10 Jun 2012 by Jim Fickett.
We got a great quote-of-the-day from Spain's finance minister, Luis de Guindos, in the Financial Times' first announcement of the latest agreement (an EU loan of up to 100 billion euros to Spain's bank rescue fund):
“What is being requested is financial assistance. It has nothing to do with a rescue,” Mr de Guindos said.
The way in which this is true does matter, at least for saving face. Because the bailout is intended specifically for the financial sector,
bailout rules give EU authorities a strong hand over the ongoing reform of Spain’s financial sector but allow it to impose only “light” conditions on the government itself, allowing Madrid to avoid the intrusive EU-monitored austerity programmes now under way in Greece, Ireland and Portugal.

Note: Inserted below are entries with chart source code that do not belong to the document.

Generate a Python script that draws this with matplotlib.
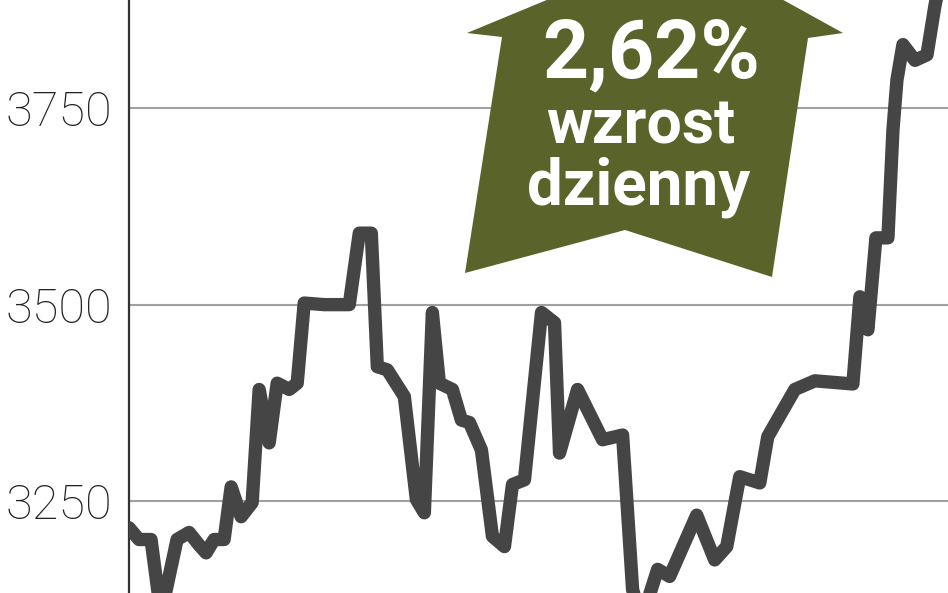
import matplotlib
matplotlib.use("Agg")
import matplotlib.pyplot as plt
from matplotlib.patches import Polygon

# time position (arbitrary trading-day axis units) and index values
x_pos = [0, 10, 22, 30, 35, 48, 60, 70, 77, 85, 95, 102, 112, 123, 130, 140, 148,
         160, 168, 175, 195, 220, 230, 242, 248, 258, 275, 287, 295, 303, 310,
         323, 332, 340, 352, 363, 375, 383, 395, 412, 425, 430, 448, 473, 493,
         503, 512, 528, 540, 567, 585, 597, 610, 630, 638, 665, 685, 723, 730,
         738, 746, 758, 763, 767, 773, 785, 797, 805, 815]
values = [3216, 3201, 3201, 3124, 3124, 3201, 3210, 3194, 3184, 3201, 3201, 3268,
          3230, 3248, 3392, 3324, 3400, 3392, 3400, 3502, 3500, 3500, 3591, 3591,
          3421, 3417, 3383, 3252, 3235, 3490, 3400, 3392, 3353, 3350, 3315, 3205,
          3192, 3271, 3277, 3490, 3477, 3311, 3392, 3328, 3334, 3137, 3099, 3163,
          3154, 3232, 3175, 3192, 3281, 3273, 3332, 3392, 3403, 3399, 3510, 3468,
          3585, 3585, 3722, 3786, 3831, 3811, 3818, 3881, 3940]
y_ticks = [3250, 3500, 3750]
tick_labels = ["3250", "3500", "3750"]
badge_lines = ["2,62%", "wzrost", "dzienny"]

W, H = 948, 593
fig = plt.figure(figsize=(W / 100, H / 100), dpi=100)
ax = fig.add_axes([129 / W, 0, 1 - 129 / W, 1])
ax.set_xlim(0, 818)
ax.set_ylim(3132.9, 3887.8)

ax.set_yticks(y_ticks)
ax.set_yticklabels(tick_labels, fontfamily="Roboto", fontweight="light",
                   fontsize=35, color="#222222")
ax.tick_params(axis="y", length=0, pad=12)
ax.set_xticks([])
for s in ["top", "right", "bottom"]:
    ax.spines[s].set_visible(False)
ax.spines["left"].set_color("#333333")
ax.spines["left"].set_linewidth(1.6)
ax.grid(axis="y", color="#a0a0a0", linewidth=1.5)
ax.set_axisbelow(True)

ax.plot(x_pos, values, color="#454545", linewidth=9.6,
        solid_joinstyle="round", solid_capstyle="round", zorder=3)

# arrow badge (figure pixel coordinates, image y downward)
pts = [(682, -56), (843, 33), (808, 38), (772, 277), (625, 230),
       (465, 273), (502, 37), (467, 33)]
poly = Polygon([(px / W, 1 - py / H) for px, py in pts], closed=True,
               transform=fig.transFigure, facecolor="#5a6329",
               edgecolor="none", zorder=5)
fig.patches.append(poly)

def fy(py):
    return 1 - py / H

fig.text(651 / W, fy(78), badge_lines[0], fontfamily="Roboto", fontweight="bold",
         fontsize=58, color="white", ha="center", va="baseline", zorder=6)
fig.text(641 / W, fy(143), badge_lines[1], fontfamily="Roboto", fontweight="bold",
         fontsize=45, color="white", ha="center", va="baseline", zorder=6)
fig.text(639 / W, fy(205), badge_lines[2], fontfamily="Roboto", fontweight="bold",
         fontsize=46, color="white", ha="center", va="baseline", zorder=6)

fig.savefig("out.png", dpi=100)
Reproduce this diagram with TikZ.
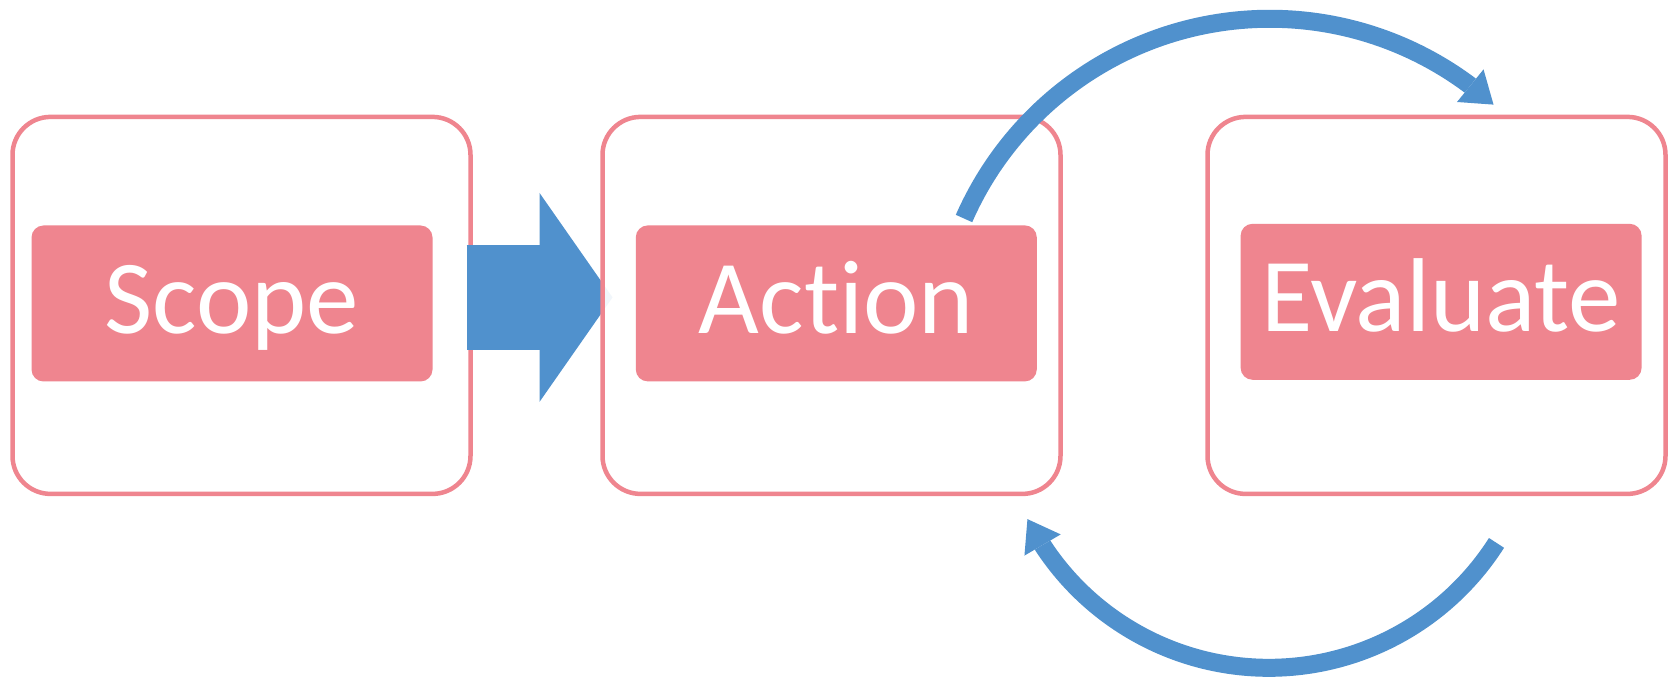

The pretense that the problem is only in the banks not only helps Spain save face, but also helps the EU convince investors that they needn't panic over euro-denominated debt in general (especially that of Spain and Italy).
However given that the ECB's recent liquidity provisions were used by Spanish banks to hoover up more government debt, that an IMF analysis released on Friday suggests Spanish banks need to investigate real-world property prices, and that a Barclay's analysis suggests the latest not-a-rescue might not be big enough, I doubt we have heard the last of Spain's debt problems.